The reported snag in the deal was the Suns were unsure how Gasol would play upon returning from an injured groin. There was also some belief that the Suns could have gambled on Gasol returning by giving up a draft pick since they have four total picks as of now. If the Suns acquired Gasol at the deadline, the team could have used the final couple of months to show Gasol what kind of team they have, essentially using a playoff run to persuade him to opt to sign a new deal there this summer when he becomes a free agent. The Suns are a team led by veteran guys like Goran Dragic and Gerald Green with younger talent like Eric Bledsoe and Miles Plumlee. If the team holds on to their upcoming draft picks, younger guys will be brought in as well to give the team a bright outlook for the future.

For what it’s worth, Gasol returned on Friday night against the Boston Celtics and scored 16 points on 6-of-12 shooting and pulled in seven rebounds.

By dumping Gasol’s remaining salary this season, the Lakers would have gotten under the luxury tax threshold due to the $4 million that was removed by trading Blake. Moving out of the luxury tax bracket would have allowed the Lakers to become more financially flexible, which the team could use in the upcoming free agency class. It also would’ve helped the Lakers avoid the repeater tax in the future.

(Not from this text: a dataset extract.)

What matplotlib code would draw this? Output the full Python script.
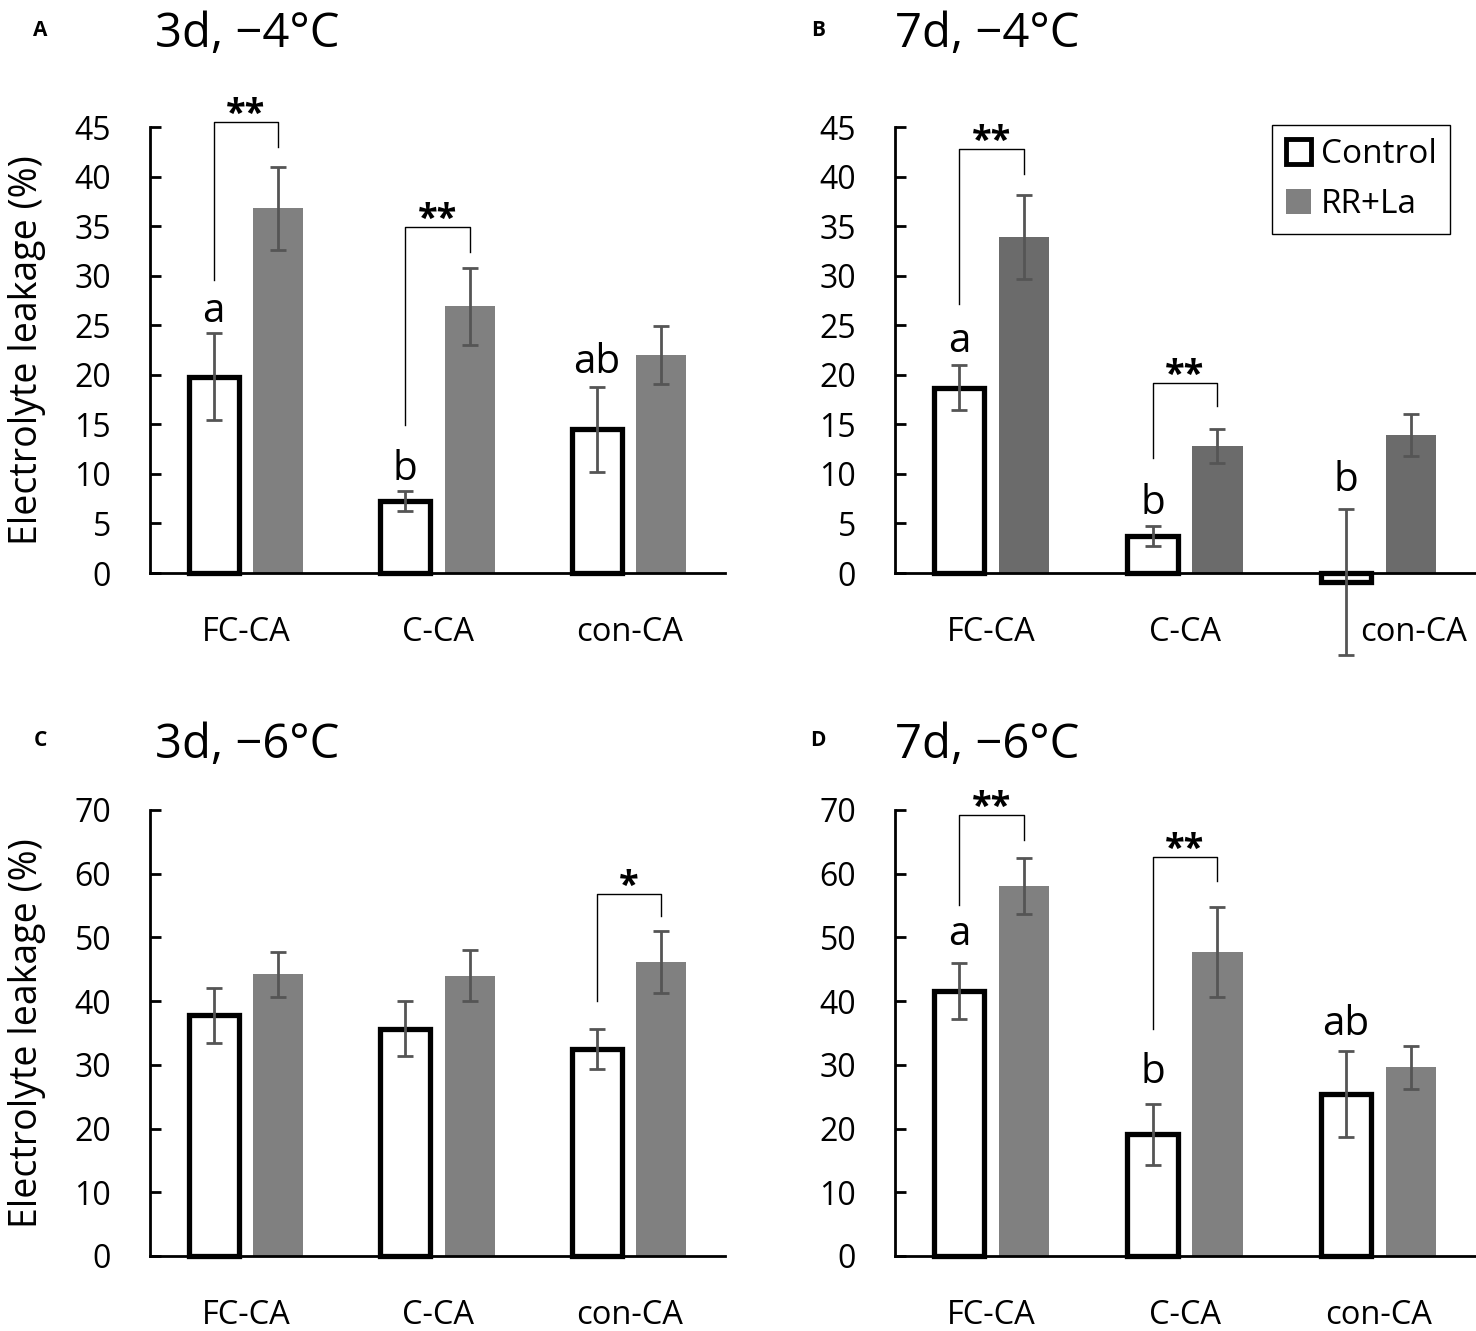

The Lakers seem content with letting Gasol walk in the summer if they aren’t able to re-sign him to a deal, so acquiring a draft pick would have helped the team tremendously.  By not trading Gasol, the Lakers passed up on the possibility of incoming assets – which they don’t have a lot of – and are now exclusively relying on free agency to fill their roster out. While Los Angeles is undoubtedly an attractive place to play, the team is banking that Carmelo Anthony leaves money on the table in New York and guys like LeBron James, Dwyane Wade and Chris Bosh leave an established system just to change scenery.